LONDON – Conservative MPs have decided on the final five candidates to go through to the next round in the contest to replace Theresa May as party leader and prime minister.
Boris Johnson came first with 126 votes with Michael Gove, Jeremy Hunt, Sajid Javid and Rory Stewart also receiving enough votes to make it through to the next round.
However, former Brexit Secretary Dominic Raab dropped out after failing to meet the threshold of support.
The International Development Secretary Rory Stewart continues to outperform expectations, doubling his support from the first round after opinion polls suggested he won the first televised leadership debate.
The five candidates will appear together on a televised BBC debate on Tuesday evening at 20.00 (BST).
It will be the first time that Johnson, who is the strong favourite to win the contest, has agreed to debate his rival candidates.
The former foreign secretary was empty-chaired at the first leadership debate conducted by Channel 4 on Sunday.

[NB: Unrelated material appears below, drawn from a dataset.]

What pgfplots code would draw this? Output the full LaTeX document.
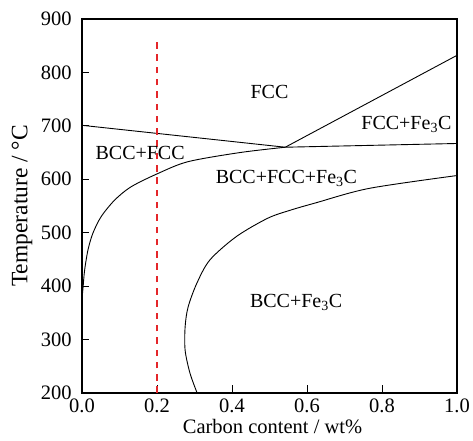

Conservative leadership second round results
- Boris Johnson: 126
- Jeremy Hunt: 46
- Michael Gove: 41
- Rory Stewart: 37
- Sajid Javid: 33
- Dominic Raab: 30 (eliminated)
Johnson is under growing pressure to clarify his Brexit policy, with MPs from across the party reporting mixed messages on whether he is prepared to take the United Kingdom out of the European Union without a deal.
The former London mayor has insisted publicly that he will ensure Brexit takes place at the end of the six month extension period on October 31, whether or not a deal has been agreed by parliament.
However, some of those who have met privately with Johnson are convinced that he would not take the UK through a no-deal scenario.
Business leaders who have met with Johnson also report mixed messages on whether he would take Britain out of the EU without a deal, according to the BBC.